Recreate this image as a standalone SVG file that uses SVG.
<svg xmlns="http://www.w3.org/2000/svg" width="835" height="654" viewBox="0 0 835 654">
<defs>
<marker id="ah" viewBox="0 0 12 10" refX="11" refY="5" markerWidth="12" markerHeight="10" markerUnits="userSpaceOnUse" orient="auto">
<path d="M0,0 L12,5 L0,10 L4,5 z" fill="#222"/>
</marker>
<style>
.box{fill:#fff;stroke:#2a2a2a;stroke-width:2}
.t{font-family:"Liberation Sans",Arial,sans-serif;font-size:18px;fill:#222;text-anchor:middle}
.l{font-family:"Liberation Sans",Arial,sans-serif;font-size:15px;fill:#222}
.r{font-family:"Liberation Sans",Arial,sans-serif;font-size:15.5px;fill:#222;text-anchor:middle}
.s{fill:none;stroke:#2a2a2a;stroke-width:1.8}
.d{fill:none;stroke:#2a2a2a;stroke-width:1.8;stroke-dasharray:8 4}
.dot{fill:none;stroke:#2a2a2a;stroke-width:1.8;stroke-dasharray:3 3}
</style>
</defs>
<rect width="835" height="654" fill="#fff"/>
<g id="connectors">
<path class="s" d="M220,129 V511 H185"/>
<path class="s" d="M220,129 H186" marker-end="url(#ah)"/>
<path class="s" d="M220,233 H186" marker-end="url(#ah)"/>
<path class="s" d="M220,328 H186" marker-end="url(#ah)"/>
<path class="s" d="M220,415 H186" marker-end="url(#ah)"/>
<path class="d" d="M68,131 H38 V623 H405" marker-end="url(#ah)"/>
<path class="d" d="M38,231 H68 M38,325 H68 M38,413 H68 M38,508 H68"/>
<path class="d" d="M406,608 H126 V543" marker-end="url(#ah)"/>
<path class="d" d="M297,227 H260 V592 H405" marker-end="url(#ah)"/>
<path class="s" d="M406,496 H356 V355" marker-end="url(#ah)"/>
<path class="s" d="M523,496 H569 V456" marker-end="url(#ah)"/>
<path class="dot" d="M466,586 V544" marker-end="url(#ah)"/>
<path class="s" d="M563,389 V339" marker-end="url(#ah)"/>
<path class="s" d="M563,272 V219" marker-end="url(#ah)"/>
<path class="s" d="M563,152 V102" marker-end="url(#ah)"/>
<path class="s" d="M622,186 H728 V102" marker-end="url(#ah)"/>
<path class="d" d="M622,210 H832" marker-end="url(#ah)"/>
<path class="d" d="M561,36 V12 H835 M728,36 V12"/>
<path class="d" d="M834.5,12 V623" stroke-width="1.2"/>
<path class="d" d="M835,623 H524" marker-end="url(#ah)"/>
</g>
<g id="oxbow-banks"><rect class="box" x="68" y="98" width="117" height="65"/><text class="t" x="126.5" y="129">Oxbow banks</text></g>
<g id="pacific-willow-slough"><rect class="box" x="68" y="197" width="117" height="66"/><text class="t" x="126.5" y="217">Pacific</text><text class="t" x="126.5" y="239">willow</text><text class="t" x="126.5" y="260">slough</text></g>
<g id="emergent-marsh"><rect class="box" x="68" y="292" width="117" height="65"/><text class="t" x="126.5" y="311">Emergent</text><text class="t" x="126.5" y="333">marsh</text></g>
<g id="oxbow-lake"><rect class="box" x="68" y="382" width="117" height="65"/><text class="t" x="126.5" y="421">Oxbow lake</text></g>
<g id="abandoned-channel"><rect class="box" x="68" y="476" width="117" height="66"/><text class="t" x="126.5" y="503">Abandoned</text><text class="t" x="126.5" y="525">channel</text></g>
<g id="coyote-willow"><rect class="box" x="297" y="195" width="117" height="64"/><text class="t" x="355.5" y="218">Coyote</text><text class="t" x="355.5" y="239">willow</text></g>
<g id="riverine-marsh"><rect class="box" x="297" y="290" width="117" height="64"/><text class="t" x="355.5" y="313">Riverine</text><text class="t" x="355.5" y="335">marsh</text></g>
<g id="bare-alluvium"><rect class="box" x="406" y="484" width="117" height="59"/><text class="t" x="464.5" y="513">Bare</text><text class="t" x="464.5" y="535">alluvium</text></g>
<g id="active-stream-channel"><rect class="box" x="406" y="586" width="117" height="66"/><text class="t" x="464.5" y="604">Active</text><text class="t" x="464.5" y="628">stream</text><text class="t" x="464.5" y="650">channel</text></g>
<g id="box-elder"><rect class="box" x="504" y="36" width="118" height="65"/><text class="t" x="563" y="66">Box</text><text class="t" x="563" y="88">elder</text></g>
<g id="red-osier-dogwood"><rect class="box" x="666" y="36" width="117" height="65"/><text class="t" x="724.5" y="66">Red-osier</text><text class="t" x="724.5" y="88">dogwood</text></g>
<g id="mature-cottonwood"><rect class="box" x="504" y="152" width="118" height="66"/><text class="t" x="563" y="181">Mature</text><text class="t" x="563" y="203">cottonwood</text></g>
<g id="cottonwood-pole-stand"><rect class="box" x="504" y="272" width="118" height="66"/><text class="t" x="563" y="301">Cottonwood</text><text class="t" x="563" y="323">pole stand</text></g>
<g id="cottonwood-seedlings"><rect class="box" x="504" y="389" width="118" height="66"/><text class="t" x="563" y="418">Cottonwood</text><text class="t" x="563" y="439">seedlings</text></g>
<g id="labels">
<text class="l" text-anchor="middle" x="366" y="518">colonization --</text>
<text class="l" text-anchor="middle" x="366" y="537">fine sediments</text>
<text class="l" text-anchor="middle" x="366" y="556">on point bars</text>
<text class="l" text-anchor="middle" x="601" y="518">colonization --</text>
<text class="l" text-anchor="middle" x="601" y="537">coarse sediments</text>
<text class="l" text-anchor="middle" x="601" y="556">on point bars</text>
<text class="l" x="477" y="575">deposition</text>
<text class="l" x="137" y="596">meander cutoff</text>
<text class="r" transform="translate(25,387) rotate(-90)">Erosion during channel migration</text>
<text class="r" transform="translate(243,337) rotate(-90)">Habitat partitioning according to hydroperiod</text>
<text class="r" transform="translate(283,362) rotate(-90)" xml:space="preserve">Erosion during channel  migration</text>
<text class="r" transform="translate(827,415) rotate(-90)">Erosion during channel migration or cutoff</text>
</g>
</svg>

◆ ◆ ◆ ◆ ◆ ◆ ◆

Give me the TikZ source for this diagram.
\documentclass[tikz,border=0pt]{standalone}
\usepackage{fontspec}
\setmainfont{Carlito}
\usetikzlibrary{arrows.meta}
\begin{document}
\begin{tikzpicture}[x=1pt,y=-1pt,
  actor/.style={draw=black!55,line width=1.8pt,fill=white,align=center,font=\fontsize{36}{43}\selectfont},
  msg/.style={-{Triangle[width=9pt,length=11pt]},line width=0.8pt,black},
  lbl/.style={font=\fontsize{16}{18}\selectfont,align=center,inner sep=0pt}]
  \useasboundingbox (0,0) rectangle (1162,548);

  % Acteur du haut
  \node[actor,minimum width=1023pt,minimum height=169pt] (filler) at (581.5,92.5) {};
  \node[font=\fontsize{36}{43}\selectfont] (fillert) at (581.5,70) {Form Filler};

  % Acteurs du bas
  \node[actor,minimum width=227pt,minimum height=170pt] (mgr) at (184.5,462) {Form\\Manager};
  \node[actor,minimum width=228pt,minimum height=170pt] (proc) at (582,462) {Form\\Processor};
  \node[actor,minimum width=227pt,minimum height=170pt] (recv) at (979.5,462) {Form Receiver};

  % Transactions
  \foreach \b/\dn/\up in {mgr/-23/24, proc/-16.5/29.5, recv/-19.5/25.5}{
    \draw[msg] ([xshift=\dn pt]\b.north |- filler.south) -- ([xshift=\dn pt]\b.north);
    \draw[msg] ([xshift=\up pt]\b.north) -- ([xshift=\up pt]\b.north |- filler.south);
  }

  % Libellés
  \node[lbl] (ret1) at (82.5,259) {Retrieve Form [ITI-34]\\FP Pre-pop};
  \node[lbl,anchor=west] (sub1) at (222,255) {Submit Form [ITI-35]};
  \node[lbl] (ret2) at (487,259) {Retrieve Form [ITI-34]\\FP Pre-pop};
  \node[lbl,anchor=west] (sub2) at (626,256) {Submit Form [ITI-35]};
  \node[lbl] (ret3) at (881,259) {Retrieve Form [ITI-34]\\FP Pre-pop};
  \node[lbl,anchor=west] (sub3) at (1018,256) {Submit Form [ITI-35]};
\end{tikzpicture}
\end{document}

◆ ◆ ◆ ◆ ◆ ◆ ◆

**PROBLEM**
Looking at the listing above, count the lines that contain "this" and give nothing but the number.

**TASK SOLUTION**
2